→ **Your task**
The records below must be written out exactly, with every picture left behind.

##### Extracted records

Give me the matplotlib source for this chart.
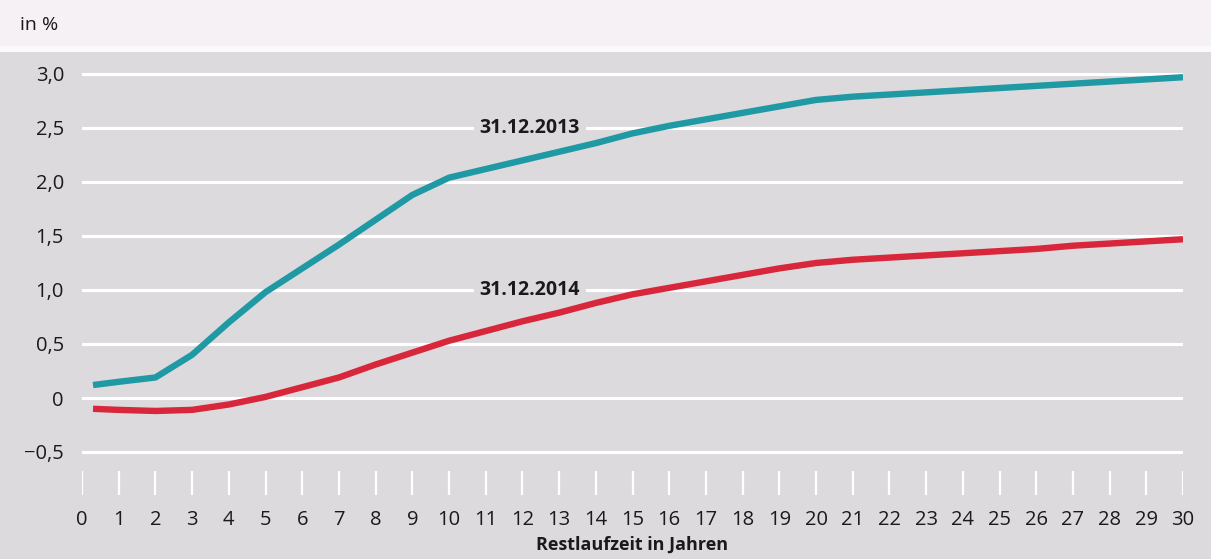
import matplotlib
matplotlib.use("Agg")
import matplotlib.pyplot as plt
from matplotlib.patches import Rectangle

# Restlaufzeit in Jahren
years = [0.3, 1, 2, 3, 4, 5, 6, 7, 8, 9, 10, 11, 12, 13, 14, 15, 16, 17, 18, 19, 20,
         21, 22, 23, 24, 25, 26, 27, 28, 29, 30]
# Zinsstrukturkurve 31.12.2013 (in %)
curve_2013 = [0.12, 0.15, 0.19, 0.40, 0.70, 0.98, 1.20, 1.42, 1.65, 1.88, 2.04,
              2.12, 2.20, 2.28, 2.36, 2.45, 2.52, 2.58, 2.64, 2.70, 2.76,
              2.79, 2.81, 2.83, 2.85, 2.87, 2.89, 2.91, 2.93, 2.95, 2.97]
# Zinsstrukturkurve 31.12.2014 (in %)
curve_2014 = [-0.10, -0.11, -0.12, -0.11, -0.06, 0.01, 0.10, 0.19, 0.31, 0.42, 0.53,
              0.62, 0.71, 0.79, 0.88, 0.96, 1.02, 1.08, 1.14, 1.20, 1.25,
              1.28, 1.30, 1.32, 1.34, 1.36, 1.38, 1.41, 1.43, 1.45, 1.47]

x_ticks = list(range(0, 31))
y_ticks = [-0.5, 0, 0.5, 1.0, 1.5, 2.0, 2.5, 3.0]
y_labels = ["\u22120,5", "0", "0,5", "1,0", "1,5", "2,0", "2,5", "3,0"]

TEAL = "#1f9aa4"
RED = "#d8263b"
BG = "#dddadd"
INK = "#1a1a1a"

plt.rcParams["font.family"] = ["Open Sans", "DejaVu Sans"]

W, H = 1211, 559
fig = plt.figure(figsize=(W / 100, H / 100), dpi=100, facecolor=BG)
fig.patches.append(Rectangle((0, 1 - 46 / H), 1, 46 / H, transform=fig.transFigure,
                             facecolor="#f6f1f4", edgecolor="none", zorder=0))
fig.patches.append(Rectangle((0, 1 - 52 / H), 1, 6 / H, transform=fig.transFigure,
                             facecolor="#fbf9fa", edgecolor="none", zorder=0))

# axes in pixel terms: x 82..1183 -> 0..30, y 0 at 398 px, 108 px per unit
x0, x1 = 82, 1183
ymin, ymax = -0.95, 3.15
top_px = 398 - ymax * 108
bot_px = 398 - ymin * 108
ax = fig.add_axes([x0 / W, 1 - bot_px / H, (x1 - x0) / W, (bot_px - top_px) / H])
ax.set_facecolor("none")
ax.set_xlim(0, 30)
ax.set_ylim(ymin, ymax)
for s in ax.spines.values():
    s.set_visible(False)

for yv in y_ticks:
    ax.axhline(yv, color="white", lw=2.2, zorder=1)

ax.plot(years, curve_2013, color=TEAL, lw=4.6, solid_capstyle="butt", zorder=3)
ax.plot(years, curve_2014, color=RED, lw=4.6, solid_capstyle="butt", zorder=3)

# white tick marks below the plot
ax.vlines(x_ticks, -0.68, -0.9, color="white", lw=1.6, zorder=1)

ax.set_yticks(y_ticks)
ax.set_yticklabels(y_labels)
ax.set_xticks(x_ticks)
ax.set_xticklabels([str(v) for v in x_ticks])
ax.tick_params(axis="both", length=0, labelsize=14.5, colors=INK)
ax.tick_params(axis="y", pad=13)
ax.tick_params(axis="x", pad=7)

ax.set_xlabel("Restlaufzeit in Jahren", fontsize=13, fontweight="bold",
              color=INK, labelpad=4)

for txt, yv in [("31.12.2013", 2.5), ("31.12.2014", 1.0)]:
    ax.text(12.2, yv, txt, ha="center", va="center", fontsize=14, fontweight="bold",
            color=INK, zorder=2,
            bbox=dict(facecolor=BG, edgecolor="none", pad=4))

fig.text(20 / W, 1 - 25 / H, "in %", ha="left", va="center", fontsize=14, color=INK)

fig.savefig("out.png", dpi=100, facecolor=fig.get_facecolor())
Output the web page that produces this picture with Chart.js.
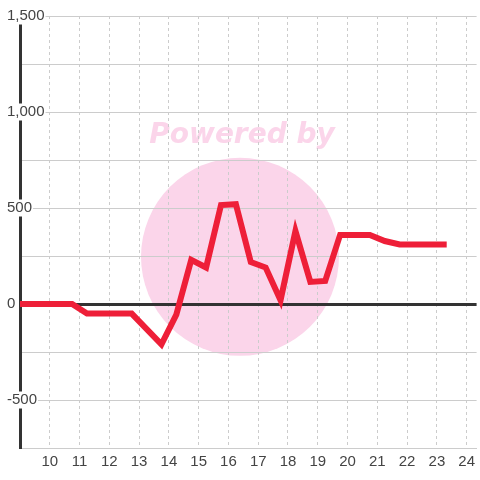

##########

→ **Response to this exercise**
Give me the matplotlib source for this chart.
import matplotlib
matplotlib.use("Agg")
import matplotlib.pyplot as plt
from matplotlib.patches import Rectangle

# Restlaufzeit in Jahren
years = [0.3, 1, 2, 3, 4, 5, 6, 7, 8, 9, 10, 11, 12, 13, 14, 15, 16, 17, 18, 19, 20,
         21, 22, 23, 24, 25, 26, 27, 28, 29, 30]
# Zinsstrukturkurve 31.12.2013 (in %)
curve_2013 = [0.12, 0.15, 0.19, 0.40, 0.70, 0.98, 1.20, 1.42, 1.65, 1.88, 2.04,
              2.12, 2.20, 2.28, 2.36, 2.45, 2.52, 2.58, 2.64, 2.70, 2.76,
              2.79, 2.81, 2.83, 2.85, 2.87, 2.89, 2.91, 2.93, 2.95, 2.97]
# Zinsstrukturkurve 31.12.2014 (in %)
curve_2014 = [-0.10, -0.11, -0.12, -0.11, -0.06, 0.01, 0.10, 0.19, 0.31, 0.42, 0.53,
              0.62, 0.71, 0.79, 0.88, 0.96, 1.02, 1.08, 1.14, 1.20, 1.25,
              1.28, 1.30, 1.32, 1.34, 1.36, 1.38, 1.41, 1.43, 1.45, 1.47]

x_ticks = list(range(0, 31))
y_ticks = [-0.5, 0, 0.5, 1.0, 1.5, 2.0, 2.5, 3.0]
y_labels = ["\u22120,5", "0", "0,5", "1,0", "1,5", "2,0", "2,5", "3,0"]

TEAL = "#1f9aa4"
RED = "#d8263b"
BG = "#dddadd"
INK = "#1a1a1a"

plt.rcParams["font.family"] = ["Open Sans", "DejaVu Sans"]

W, H = 1211, 559
fig = plt.figure(figsize=(W / 100, H / 100), dpi=100, facecolor=BG)
fig.patches.append(Rectangle((0, 1 - 46 / H), 1, 46 / H, transform=fig.transFigure,
                             facecolor="#f6f1f4", edgecolor="none", zorder=0))
fig.patches.append(Rectangle((0, 1 - 52 / H), 1, 6 / H, transform=fig.transFigure,
                             facecolor="#fbf9fa", edgecolor="none", zorder=0))

# axes in pixel terms: x 82..1183 -> 0..30, y 0 at 398 px, 108 px per unit
x0, x1 = 82, 1183
ymin, ymax = -0.95, 3.15
top_px = 398 - ymax * 108
bot_px = 398 - ymin * 108
ax = fig.add_axes([x0 / W, 1 - bot_px / H, (x1 - x0) / W, (bot_px - top_px) / H])
ax.set_facecolor("none")
ax.set_xlim(0, 30)
ax.set_ylim(ymin, ymax)
for s in ax.spines.values():
    s.set_visible(False)

for yv in y_ticks:
    ax.axhline(yv, color="white", lw=2.2, zorder=1)

ax.plot(years, curve_2013, color=TEAL, lw=4.6, solid_capstyle="butt", zorder=3)
ax.plot(years, curve_2014, color=RED, lw=4.6, solid_capstyle="butt", zorder=3)

# white tick marks below the plot
ax.vlines(x_ticks, -0.68, -0.9, color="white", lw=1.6, zorder=1)

ax.set_yticks(y_ticks)
ax.set_yticklabels(y_labels)
ax.set_xticks(x_ticks)
ax.set_xticklabels([str(v) for v in x_ticks])
ax.tick_params(axis="both", length=0, labelsize=14.5, colors=INK)
ax.tick_params(axis="y", pad=13)
ax.tick_params(axis="x", pad=7)

ax.set_xlabel("Restlaufzeit in Jahren", fontsize=13, fontweight="bold",
              color=INK, labelpad=4)

for txt, yv in [("31.12.2013", 2.5), ("31.12.2014", 1.0)]:
    ax.text(12.2, yv, txt, ha="center", va="center", fontsize=14, fontweight="bold",
            color=INK, zorder=2,
            bbox=dict(facecolor=BG, edgecolor="none", pad=4))

fig.text(20 / W, 1 - 25 / H, "in %", ha="left", va="center", fontsize=14, color=INK)

fig.savefig("out.png", dpi=100, facecolor=fig.get_facecolor())
Output the web page that produces this picture with Chart.js.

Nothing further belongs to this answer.